Ekonomi Nasional Mengarah Pada Ketimpangan Sosial
Ekonomi Nasional Mengarah Pada Ketimpangan Sosial
Perkembangan ekonomi nasional yang ada sekarang ternyata mengarah pada terciptanya ketimpangan sosial yang semakin lebar. Pujian Bank Dunia terhadap pemerintah Indonesia yang berhasil mengentaskan kemiskinan, perlu dicermati lebih dalam.
Heri Gunawan Anggota Komisi XI DPR RI mengkritik tajam fakta yang ada. Turunnya angka kemiskinan karena naiknya pendapatan warga di Indonesia seperti dirilis Bank Dunia, justru menyiratkan proyeksi ketimpangan ekonomi yang akan terjadi hingga 2030. Sebelumnya, di penghujung 2015, Bank Dunia juga telah melaporkan bahwa pertumbuhan ekonomi Indonesia tidak berbanding lurus dengan pencapaian kesejahteraan.
“Pertumbuhan yang ada lebih dinikmati oleh 20 persen masyarakat terkaya. Sedangkan, 80 persen penduduk atau lebih dari 205 juta orang, rawan tertinggal. Ekonomi yang ada sekarang juga menghasilkan ketimpangan yang makin lebar. Sebab-sebabnya adalah adanya ketimpangan peluang, ketimpangan pasar kerja, dan adanya konsentrasi kekayaan pada satu kelompok paten,” ungkap Heri dalam rilisnya, Rabu (26/10/2016).
Kalau pun ada pertumbuhan yang terjadi, lanjut politisi muda Partai Gerindra ini, lebih disebabkan oleh tumbuhnya ekonomi global. Itu pun hanya tumbuh sebesar 2-3 persen. Sementara pertumbuhan ekonomi Indonesia diperkirakan antara 5 persen-5.1 persen. Itu sangat wajar jika kelak bisa tumbuh di atas rata-rata global, lantaran ditopang oleh sektor riil yang sejak dahulu sudah bergulir.

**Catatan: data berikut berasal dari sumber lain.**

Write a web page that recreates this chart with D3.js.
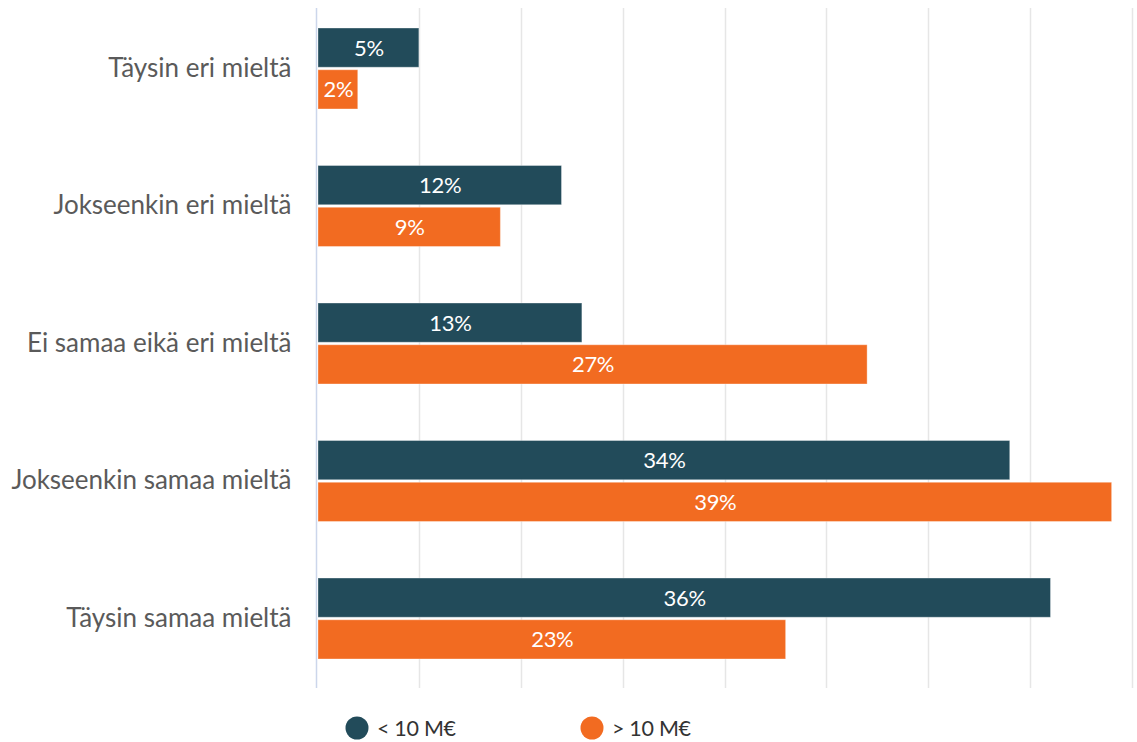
<!DOCTYPE html>
<html>
<head>
<meta charset="utf-8">
<script src="https://cdn.jsdelivr.net/npm/d3@7"></script>
<style>
  html, body { margin: 0; padding: 0; background: #ffffff; }
  svg { display: block; font-family: Lato, "Open Sans", sans-serif; }
</style>
</head>
<body>
<svg id="chart" width="1137" height="742"></svg>
<script>
// Survey answers by company size
const categories = [
  "Täysin eri mieltä",
  "Jokseenkin eri mieltä",
  "Ei samaa eikä eri mieltä",
  "Jokseenkin samaa mieltä",
  "Täysin samaa mieltä"
];
const seriesNames = ["< 10 M€", "> 10 M€"];
const smallCompanies = [5, 12, 13, 34, 36];
const largeCompanies = [2, 9, 27, 39, 23];
const xTicks = [0, 5, 10, 15, 20, 25, 30, 35, 40];
const colors = ["#224b5a", "#f26b21"];

const svg = d3.select("#chart");
const plot = { left: 317, right: 1132, top: 8, bottom: 688 };

const x = d3.scaleLinear().domain([0, 40]).range([plot.left, plot.right]);
const y = d3.scaleBand().domain(categories).range([28, 659]).paddingInner(0.411).paddingOuter(0);
const series = [smallCompanies, largeCompanies];
const inner = d3.scaleBand().domain([0, 1]).range([0, y.bandwidth()]).paddingInner(0.06);

// vertical grid lines
svg.append("g")
  .selectAll("line")
  .data(xTicks.slice(1))
  .join("line")
  .attr("x1", d => Math.round(x(d)) + 0.5)
  .attr("x2", d => Math.round(x(d)) + 0.5)
  .attr("y1", plot.top)
  .attr("y2", plot.bottom)
  .attr("stroke", "#e6e6e6")
  .attr("stroke-width", 1.5);

// category axis
const yAxis = svg.append("g")
  .attr("transform", `translate(${plot.left - 0.5},0)`)
  .call(d3.axisLeft(y).tickSize(0).tickPadding(25));
yAxis.select(".domain").attr("stroke", "#ccd6eb").attr("stroke-width", 1.5)
  .attr("d", `M0,${plot.top}V${plot.bottom}`);
yAxis.selectAll("text")
  .attr("fill", "#5a5a5a")
  .style("font-size", "26px")
  .style("font-family", "Lato, sans-serif");

// bars
const groups = svg.append("g")
  .selectAll("g")
  .data(categories)
  .join("g")
  .attr("transform", d => `translate(0,${y(d)})`);

groups.each(function(cat, ci) {
  const g = d3.select(this);
  series.forEach((vals, si) => {
    const v = vals[ci];
    g.append("rect")
      .attr("x", x(0) + 1)
      .attr("y", inner(si))
      .attr("width", x(v) - x(0) - 1)
      .attr("height", inner.bandwidth())
      .attr("fill", colors[si])
      .attr("stroke", "#ffffff")
      .attr("stroke-opacity", 0.35)
      .attr("stroke-width", 1);
    g.append("text")
      .attr("x", (x(0) + x(v)) / 2 + 1)
      .attr("y", inner(si) + inner.bandwidth() / 2)
      .attr("dy", "0.36em")
      .attr("text-anchor", "middle")
      .attr("fill", "#ffffff")
      .style("font-size", "22px")
      .style("letter-spacing", "-0.3px")
      .text(v + "%");
  });
});

// legend
const legend = svg.append("g").attr("transform", "translate(0,728)");
const legendX = [357, 592];
seriesNames.forEach((name, i) => {
  legend.append("circle")
    .attr("cx", legendX[i])
    .attr("cy", 0)
    .attr("r", 11.5)
    .attr("fill", colors[i]);
  legend.append("text")
    .attr("x", legendX[i] + 20)
    .attr("y", 0)
    .attr("dy", "0.36em")
    .attr("fill", "#333333")
    .style("font-size", "21.5px")
    .style("letter-spacing", "-0.3px")
    .text(name);
});
</script>
</body>
</html>
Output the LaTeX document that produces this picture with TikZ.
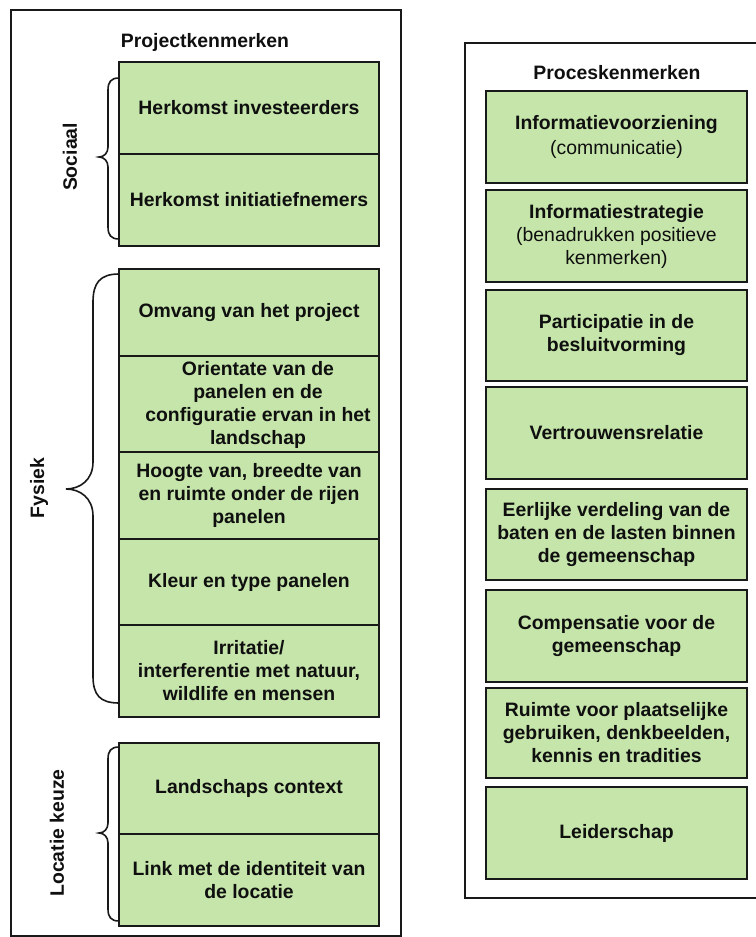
\documentclass[tikz,border=0pt]{standalone}
\usepackage{fontspec}
\setmainfont{Liberation Sans}
\definecolor{boxg}{RGB}{197,229,170}
\definecolor{linec}{RGB}{25,25,25}
\definecolor{textc}{RGB}{15,15,15}
\newcommand{\boxfont}{\fontsize{19.4}{23}\selectfont\bfseries}
\tikzset{
  lbox/.style={draw=linec, line width=1.6pt, fill=boxg, minimum width=260pt, inner sep=0pt, align=center, font=\boxfont, text=textc},
  rbox/.style={draw=linec, line width=2.4pt, fill=boxg, minimum width=261pt, inner sep=0pt, align=center, font=\boxfont, text=textc},
  frame/.style={draw=linec, line width=2pt},
  bracepath/.style={draw=linec, line width=1.6pt},
  grp/.style={rotate=90, font=\boxfont, text=textc, inner sep=0pt},
  ttl/.style={font=\boxfont, text=textc, inner sep=0pt},
}
\begin{document}
\begin{tikzpicture}[x=1pt,y=-1pt]
\useasboundingbox (0,0) rectangle (755,937);
% outer frames
\draw[frame] (11,10) rectangle (401,936);
\draw[frame, line width=1.6pt] (465,43) rectangle (760,898);
% titles
\node[ttl] (pt) at (205,42) {Projectkenmerken};
\node[ttl] (pc) at (617,73) {Proceskenmerken};
% left boxes
\node[lbox, minimum height=92pt] (a1) at (249,108) {Herkomst investeerders};
\node[lbox, minimum height=92pt] (a2) at (249,200) {Herkomst initiatiefnemers};
\node[lbox, minimum height=87pt] (f1) at (249,312.5) {Omvang van het project};
\node[lbox, minimum height=96pt] (f2) at (249,404) {\rule{0pt}{17pt}\hspace*{18pt}Orientate van de\\\hspace*{18pt}panelen en de\\\hspace*{18pt}configuratie ervan in het\\\hspace*{18pt}landschap};
\node[lbox, minimum height=87pt] (f3) at (249,495.5) {Hoogte van, breedte van\\en ruimte onder de rijen\\panelen};
\node[lbox, minimum height=86pt] (f4) at (249,582) {Kleur en type panelen};
\node[lbox, minimum height=92pt] (f5) at (249,671) {Irritatie/\\interferentie met natuur,\\wildlife en mensen};
\node[lbox, minimum height=91pt] (l1) at (249,788.5) {Landschaps context};
\node[lbox, minimum height=92pt] (l2) at (249,880) {Link met de identiteit van\\de locatie};
% right boxes
\node[rbox, minimum height=92pt] (r1) at (616.5,137) {Informatievoorziening\\[2pt]{\mdseries (communicatie)}};
\node[rbox, minimum height=92pt] (r2) at (616.5,236) {Informatiestrategie\\{\mdseries (benadrukken positieve}\\{\mdseries kenmerken)}};
\node[rbox, minimum height=91pt] (r3) at (616.5,335.5) {Participatie in de\\besluitvorming};
\node[rbox, minimum height=92pt] (r4) at (616.5,433) {Vertrouwensrelatie};
\node[rbox, minimum height=91pt] (r5) at (616.5,534.5) {Eerlijke verdeling van de\\baten en de lasten binnen\\de gemeenschap};
\node[rbox, minimum height=92pt] (r6) at (616.5,636) {Compensatie voor de\\gemeenschap};
\node[rbox, minimum height=90pt] (r7) at (616.5,733) {Ruimte voor plaatselijke\\gebruiken, denkbeelden,\\kennis en tradities};
\node[rbox, minimum height=92pt] (r8) at (616.5,833) {Leiderschap};
% braces
\draw[bracepath] (119,78) .. controls (111,78) and (108,82) .. (108,90) -- (108,147)
  .. controls (108,153) and (104,157) .. (99,157) .. controls (104,157) and (108,161) .. (108,167)
  -- (108,227) .. controls (108,235) and (111,239) .. (119,239);
\draw[bracepath] (119,274) .. controls (100,274) and (93,283) .. (93,302) -- (93,462)
  .. controls (93,480) and (80,489) .. (66,489) .. controls (80,489) and (93,498) .. (93,516)
  -- (93,676) .. controls (93,695) and (100,703) .. (119,703);
\draw[bracepath] (119,747) .. controls (111,747) and (108,751) .. (108,759) -- (108,823)
  .. controls (108,829) and (104,833) .. (99,833) .. controls (104,833) and (108,837) .. (108,843)
  -- (108,909) .. controls (108,917) and (111,921) .. (119,921);
% group labels
\node[grp] (gs) at (70,157) {Sociaal};
\node[grp] (gf) at (39,488) {Fysiek};
\node[grp] (gl) at (57,833) {Locatie keuze};
\end{tikzpicture}
\end{document}
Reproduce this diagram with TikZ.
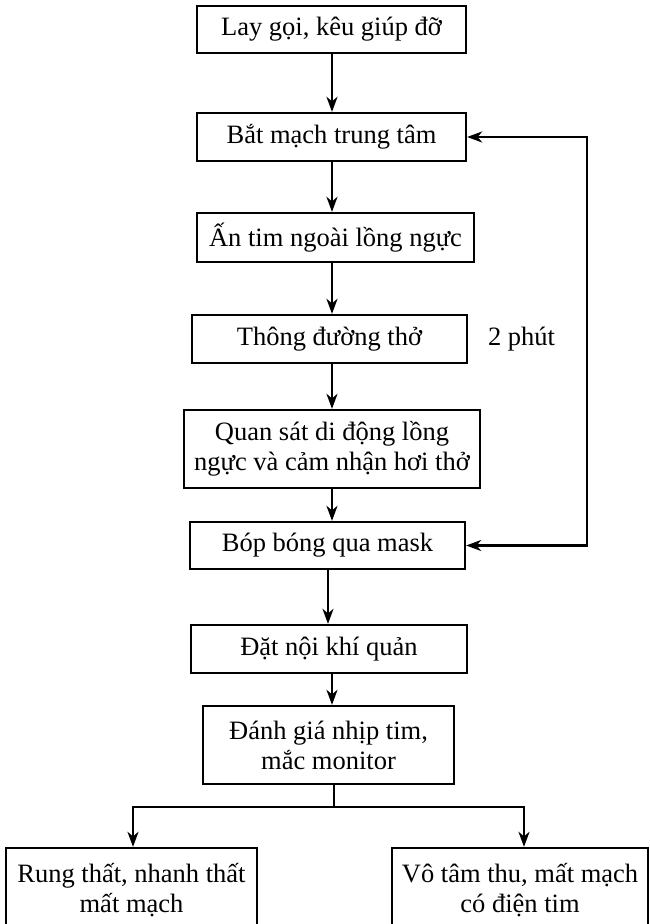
\documentclass[tikz,border=0pt]{standalone}
\usepackage{fontspec}
\setmainfont{Liberation Serif}
\usetikzlibrary{arrows.meta,calc}

\tikzset{
  stepbox/.style={draw, line width=2.3pt, inner sep=0pt, align=center,
    font=\fontsize{26.5}{30}\selectfont},
  plain/.style={inner sep=0pt, font=\fontsize{26.5}{30}\selectfont},
  tip/.style={},
  link/.style={line width=2.3pt, -{Stealth[length=15pt,width=11pt,inset=4.5pt]}},
  looplink/.style={line width=2.3pt,
    {Stealth[length=15pt,width=11pt,inset=4.5pt]}-{Stealth[length=15pt,width=11pt,inset=4.5pt]}},
}

\begin{document}
\begin{tikzpicture}[x=1pt,y=-1pt]
  \useasboundingbox[fill=white] (0,0) rectangle (650,924);

  % main column of steps
  \node[stepbox, minimum width=269pt, minimum height=47pt] (b1) at (331.5,29.5) {Lay gọi, kêu giúp đỡ};
  \node[stepbox, minimum width=269pt, minimum height=48pt] (b2) at (331.5,137) {Bắt mạch trung tâm};
  \node[stepbox, minimum width=277pt, minimum height=49pt] (b3) at (335.5,237.5) {Ấn tim ngoài lồng ngực};
  \node[stepbox, minimum width=275pt, minimum height=48pt] (b4) at (329.5,339) {Thông đường thở};
  \node[stepbox, minimum width=296pt, minimum height=78pt] (b5) at (332,449) {Quan sát di động lồng\\ngực và cảm nhận hơi thở};
  \node[stepbox, minimum width=275pt, minimum height=47pt] (b6) at (327.5,545.5) {Bóp bóng qua mask};
  \node[stepbox, minimum width=276pt, minimum height=48pt] (b7) at (329,649) {Đặt nội khí quản};
  \node[stepbox, minimum width=251pt, minimum height=78pt] (b8) at (328.5,745) {Đánh giá nhịp tim,\\mắc monitor};

  % the two outcomes (boxes run past the lower edge)
  \node[stepbox, minimum width=251pt, minimum height=84pt] (b9) at (131.5,890) {Rung thất, nhanh thất\\mất mạch};
  \node[stepbox, minimum width=256pt, minimum height=84pt] (b10) at (520,890) {Vô tâm thu, mất mạch\\có điện tim};

  % side note
  \node[plain] (t2) at (521.5,339) {2 phút};

  % helper coordinates
  \coordinate (spine) at (332,0);
  \coordinate (loopx) at (587,0);
  \coordinate (fork) at (334,807);

  % vertical flow
  \draw[link] (spine |- b1.south) -- (spine |- b2.north);
  \draw[link] (spine |- b2.south) -- (spine |- b3.north);
  \draw[link] (spine |- b3.south) -- (spine |- b4.north);
  \draw[link] (spine |- b4.south) -- (spine |- b5.north);
  \draw[link] (spine |- b5.south) -- (spine |- b6.north);
  \draw[link] ([xshift=-4pt]spine |- b6.south) -- ([xshift=-4pt]spine |- b7.north);
  \draw[link] (spine |- b7.south) -- (spine |- b8.north);

  % repeat loop between the pulse check and bag ventilation
  \draw[looplink] (b6.east) -- (loopx |- b6.east) -- (loopx |- b2.east) -- (b2.east);

  % branching to the two outcomes
  \draw[line width=2.3pt] (fork |- b8.south) -- (fork);
  \draw[link] (fork) -| ([xshift=1.5pt]b9.north);
  \draw[link] (fork) -| ([xshift=4pt]b10.north);
\end{tikzpicture}
\end{document}
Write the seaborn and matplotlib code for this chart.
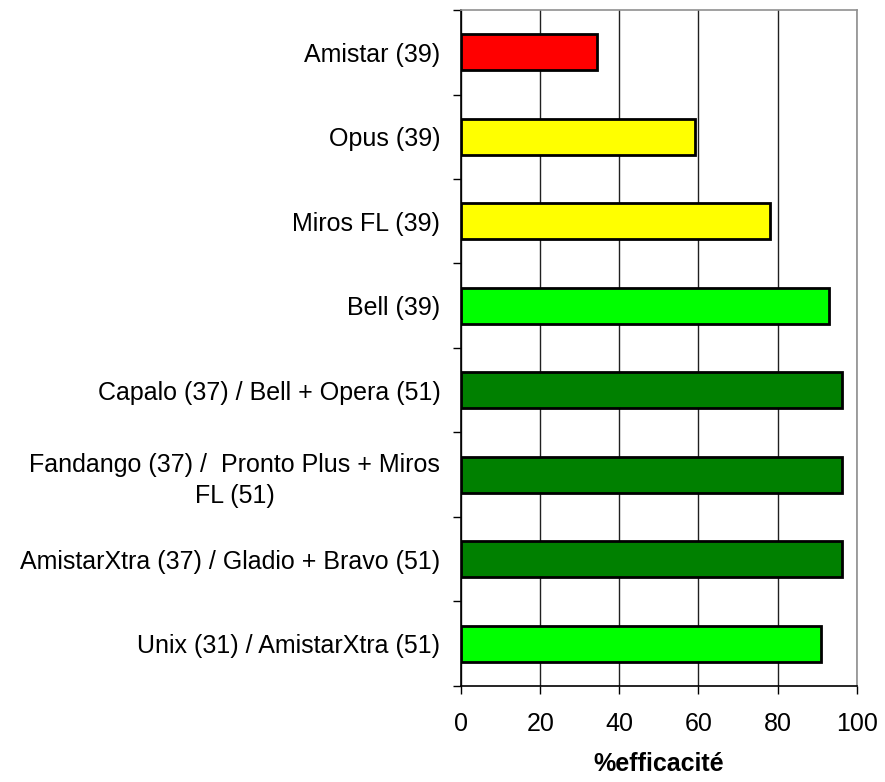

Masyarakat sendiri tak peduli dengan pertumbuhan ekonomi itu. Sektor rill tetap berjalan, tapi daya beli semakin menurun. Pemerintah tak bisa mengklaim keberhasilan ekonomi, karena itu murni faktor eksternal. “Yang mesti mendapat perhatian serius adalah struktur perekonomian Indonesia secara fundamental yang masih menunjukkan ketimpangan pembangunan, secara spasial. Perekonomian nasional masih didominasi Jawa dan Sumatera yang memberi kontribusi masing-masing 58,52 persen dan 23,88 persen terhadap PDB,” papar Heri lebih lanjut.
Sebaliknya, di luar Jawa masih minim. Penyebabnya, ketimpangan infrastruktur dan energi. Sementara itu, sektor-sektor strategis seperti pertanian, peternakan, kehutanan, dan perikanan hanya menyumbang 15,4 persen atas PDB. Padahal, jumlah tenaga kerja di sektor-sektor itu masih dominan, di atas 50 persen. Dikatakan Heri, penyebabnya antara lain minimnya penguatan SDM, investasi, teknologi, dan modal.
“Berdasarkan kecenderungan-kecenderungan tersebut, maka bisa ditarik kesimpulan bahwa ada yang salah dalam proses pembangunan struktur ekonomi nasional selama ini. Faktanya, ekonomi sekarang masih sangat sentralistik, timpang, dan tidak bersumber dari aktivitas riil yang menjadi jati diri Bangsa Indonesia bertahun-tahun. Model ekonomi yang ada hanya menghasilkan 1% orang yang berkuasa atas hampir 50 persen kekayaan nasional,” tutup Heri.